Las Vegas is a town that is changing, everyone knows that! The prevailing attitude in Las Vegas? Out with the old, in with the new. Maybe I should say it like this? "Change is the one constant in life, it can be good or bad. It depends how you choose to handle it. Some people can benefit from change. Most of your successful entrepreneurs and innovators started street level. The one thing they were looking for in the very beginning? Organic growth." I'm sorry, I got on my soapbox again. My cousin Sally puts it like this.."Give it Up! Know one cares about your stupid organic growth strategies. Stick with the stories, get in front of a mirror, and practice your stand-up!

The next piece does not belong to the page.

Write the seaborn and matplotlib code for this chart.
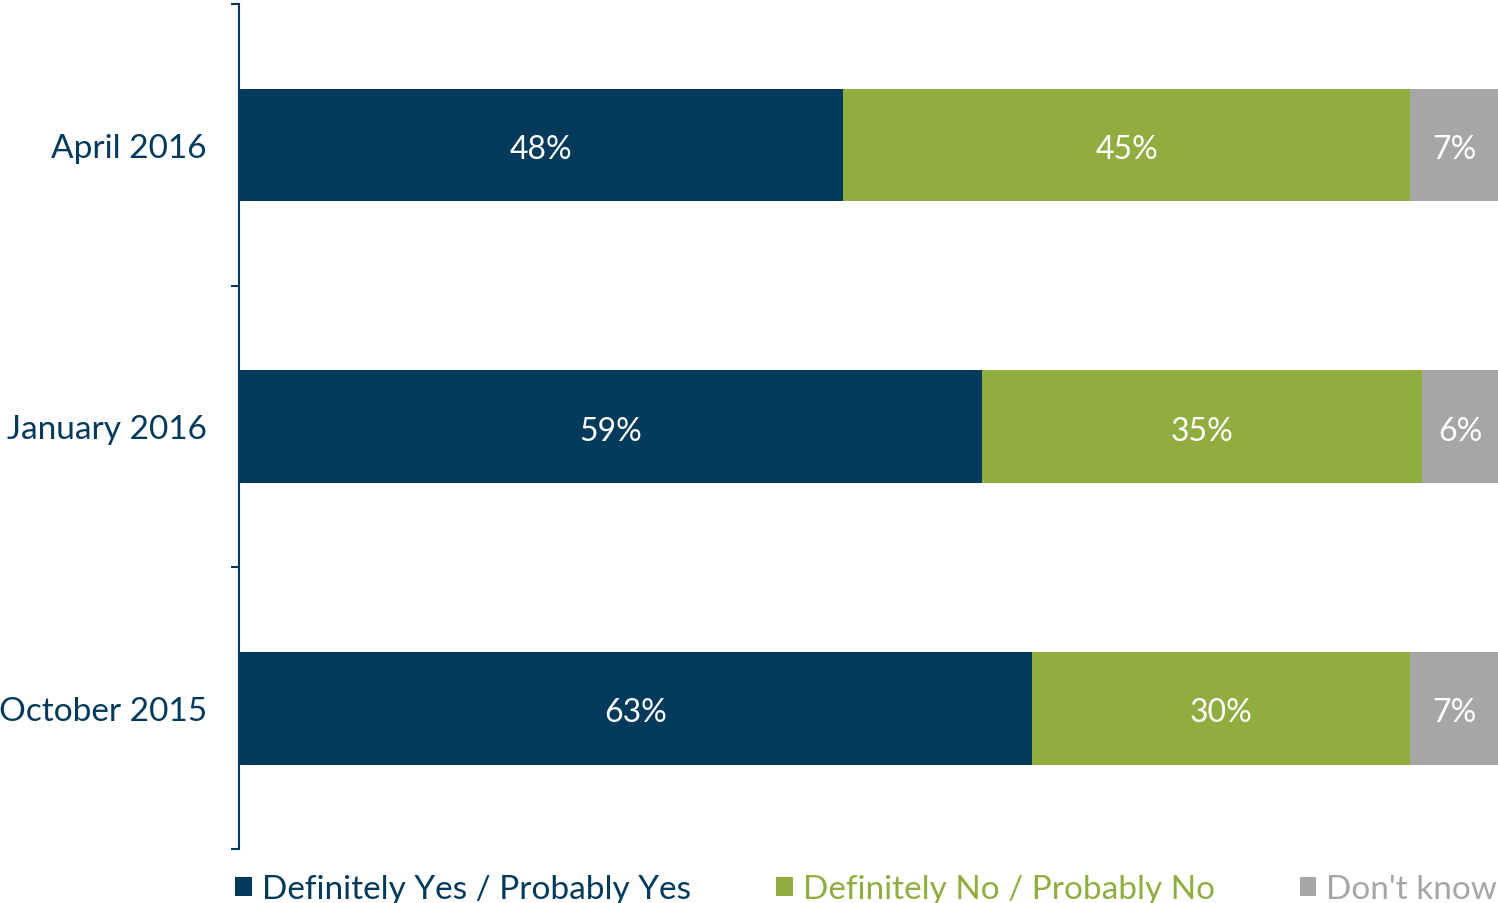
import pandas as pd
import numpy as np
import matplotlib
matplotlib.use("Agg")
import matplotlib.pyplot as plt
import seaborn as sns
from matplotlib.patches import Patch

# -----------------------------
# DATA
# -----------------------------
waves = ["April 2016", "January 2016", "October 2015"]
yes_vals = [48, 59, 63]
no_vals = [45, 35, 30]
dk_vals = [7, 6, 7]
series_names = ["Definitely Yes / Probably Yes", "Definitely No / Probably No", "Don't know"]

NAVY = "#023a5c"
GREEN = "#8fae3f"
GRAY = "#a6a6a6"
colors = [NAVY, GREEN, GRAY]

df = pd.DataFrame({"wave": waves, "yes": yes_vals, "no": no_vals, "dk": dk_vals})
df["cum_no"] = df["yes"] + df["no"]
df["cum_dk"] = df["cum_no"] + df["dk"]

# -----------------------------
# STYLE
# -----------------------------
sns.set_style("white", {"ytick.left": True})
plt.rcParams["font.family"] = ["Lato", "DejaVu Sans"]

fig = plt.figure(figsize=(14.98, 9.04), dpi=100)
ax = fig.add_axes([239 / 1498, 1 - 850 / 904, 1 - 239 / 1498, (850 - 5) / 904])

# stacked bars: draw cumulative totals back to front
for col, c in [("cum_dk", GRAY), ("cum_no", GREEN), ("yes", NAVY)]:
    sns.barplot(data=df, x=col, y="wave", order=waves, color=c, width=0.4,
                orient="h", ax=ax, saturation=1, linewidth=0)

# segment labels
for i, row in df.iterrows():
    starts = [0, row["yes"], row["cum_no"]]
    vals = [row["yes"], row["no"], row["dk"]]
    for s, v in zip(starts, vals):
        ax.text(s + v / 2, i + 0.015, f"{v}%", ha="center", va="center",
                color="white", fontsize=23)

ax.set_xlim(0, 100)
ax.set_ylim(2.5, -0.5)
ax.set_xlabel("")
ax.set_ylabel("")
ax.set_xticks([])

for side in ["top", "right", "bottom"]:
    ax.spines[side].set_visible(False)
ax.spines["left"].set_color(NAVY)
ax.spines["left"].set_linewidth(1.5)

ax.set_yticks(range(len(waves)))
ax.set_yticklabels(waves, fontsize=24, color=NAVY)
ax.tick_params(axis="y", which="major", left=False, length=0, pad=23)
ax.set_yticks([-0.5, 0.5, 1.5, 2.5], minor=True)
ax.tick_params(axis="y", which="minor", left=True, length=6, width=1.5,
               color=NAVY, direction="out")

# legend
handles = [Patch(facecolor=c, edgecolor="none") for c in colors]
leg = fig.legend(handles, series_names, loc="lower left", ncol=3,
                 bbox_to_anchor=(222 / 1498, -0.016), frameon=False,
                 fontsize=24, handlelength=0.5, handleheight=0.5,
                 handletextpad=0.3, columnspacing=2.55, borderaxespad=0)
for t, c in zip(leg.get_texts(), colors):
    t.set_color(c)

plt.savefig("out.png", dpi=100)
plt.close()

You got a lot better chance being a comedian than an entrepreneur!" Oh well, she's my cousin Sally, and I love her.

I'm going to close this post with a brief excerpt of a conversation I had with one of my regulars at 7-11..He's a big fan of the blog.."Is your ex-wife really planning on coming out here and helping you get this thing going?" I answered yes. His reply? "Man that must be one helluva of an ex-wife."

.

Wednesday, March 7, 2012

The Mark Wahlberg fan club at 7-11..Part 3..

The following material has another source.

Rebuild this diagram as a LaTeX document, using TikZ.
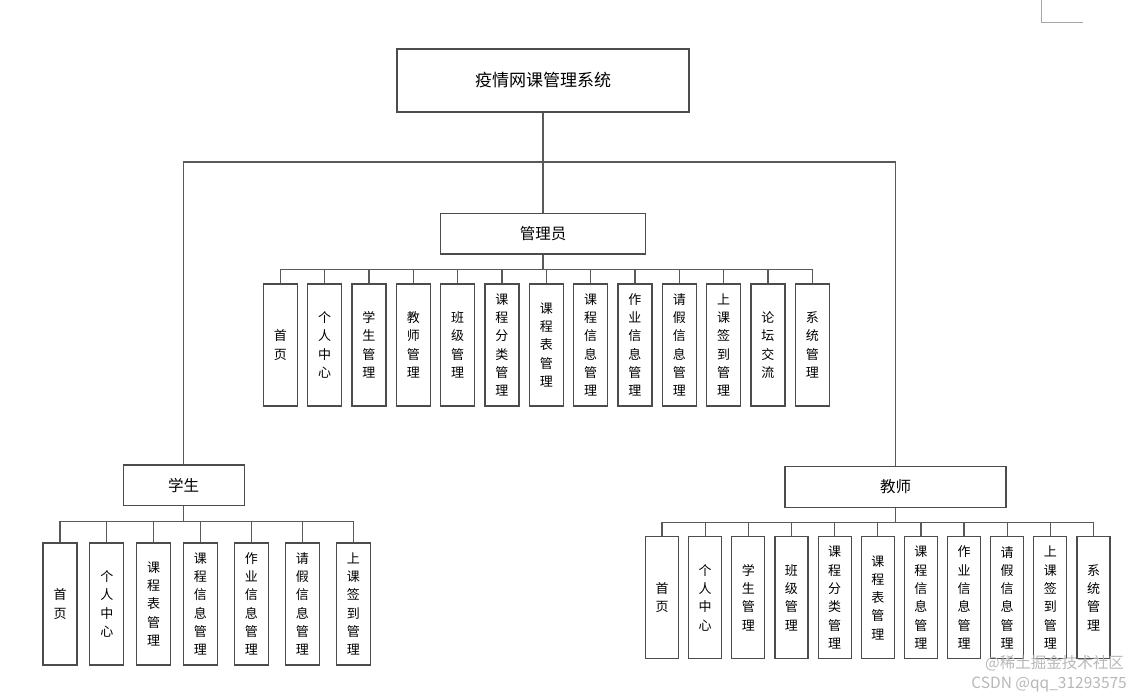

"If your going to work at 7-11? You might as well have some fun?"

Robert Joseph Astle


My cousin Sally in Kansas told me this. "Why in the world do you work at 7-11? I just think you should be doing something else. Come On! How long are you going to keep things going before you move on? You told me yourself, you can't get anyone to help you with these lame ideas. I'm going to tell you AGAIN..Know one cares about your ideas! I say this with a lot of love in my heart. Give Up!" My cousin Sally and I have a love/hate relationship, so I've learned to take her advice/abuse with a grain of salt. I answered her like this. "Cousin Sally, you know that I love you? I'm going to give you some advice for a change. If you were thinking like me? You should think about how to apply some of my ideas in your area. Remember, hyper local is the phrase of the day. I have to go." Every time I talk with Sally, I try to give her a positive to counteract all the negatives she throws at me. Oh Well, she's my cousin Sally, and I love her.

Today at 7-11 was throwback day. That basically means? Wear something retro. What better shirt to wear than my Marky Mark and the Funky Bunch tour shirt. (I'm not sure what year it was, early 90's. I saw them play at Kemper Arena in Kansas City).. In essence, I was hoping my favorite Mark Wahlberg fan at 7-11 would come in, and be impressed by my sense of nostalgia. As luck would have it, she did. She makes her way through the line, we exchange pleasantries, and I tell her this. "Check out this shirt from back in the day. It's my vintage Marky Mark and the Funky Bunch World tour shirt!" She gives me a very puzzling look and says. "You still have a shirt from a concert 20 years ago, and to top it all off, your still wearing it. I was like, 4 years old, maybe? When you bought that shirt. You need to get a life, and throw that t-shirt away." I thought that she might be impressed by my sense of fashion? Turns out? I ended up creeping her out. You know what the problem with a lot of women nowadays is? No sense of history.

I'm going to end this post with something my 98 year old grandmother told me recently. "I hope that one of these days, you can turn whatever it is your trying to do, into a real job."

Saturday, March 3, 2012

The Meghan Fox of 7-11

My cousin Sally from Kansas is a wonderful girl, most of the time. Their are certain times when the two of us don't see things the same. Nevertheless, we always find a way to settle our differences and continue our relationship. We both agree! Were stuck with each other. I was talking to her the other day, and she told me this. "The stories are good, I live in Kansas, my life is fairly boring compared to what you blog about. You have to accept this as a fact! Know one cares about any of your business ideas. Not going to happen!" Now, this is the part of Sally I don't like..I told her this. "If you look at some of the concepts I've been talking and blogging about? You should have some sort of idea! The revenue projections for a number of these concepts, in the next few years? Billions!" I than told her I had to go. When I hung the phone up? I started thinking to myself..AGAIN.."I've been chatting with her for over 2 years about some of my ideas, and the only feedback I get from her? Give up! Or, she might tell me I misspelled a word in the blog." Oh well, she's my cousin Sally, and I love her.

The best Christmas present EVER, was the title of my very first blog post. In that post, I told everyone about my friend Roxy..Foxy Roxy..Well, I hadn't seen her in quite some time, and I was beginning to wonder if she had run off on me? Well, the other day she came into 7-11 and we got to play 'catch up'. She makes her way through the line, and the very first thing I notice? Her belly-button was pierced, with a diamond stud in it. Roxy has one of the best looking belly-buttons I have ever seen. Her and I have a brief history, and I hadn't seen her in a little while, so I decided to ask her if she wanted to get a drink again. In one of my earlier posts. I mention how I like the blatant honesty a lot of these Vegas/California girls possess. Well, she tells me this.."Now listen up, so I don't have to repeat myself. Their isn't going to be a second time with us. Get that through your head. Just think of me as your Christmas present that you've already used."

One thing I've learned in all my years? How to take a hint. I'm into Roxy, the problem being? And I run into this problem with a lot of the girls who come into my 7-11. They ain't into me:( After Roxy left. I started thinking to myself..AGAIN.."Don't sweat the rejection. One of these days? Your going to find that third great one. And all of your misfortunes will be forgotten."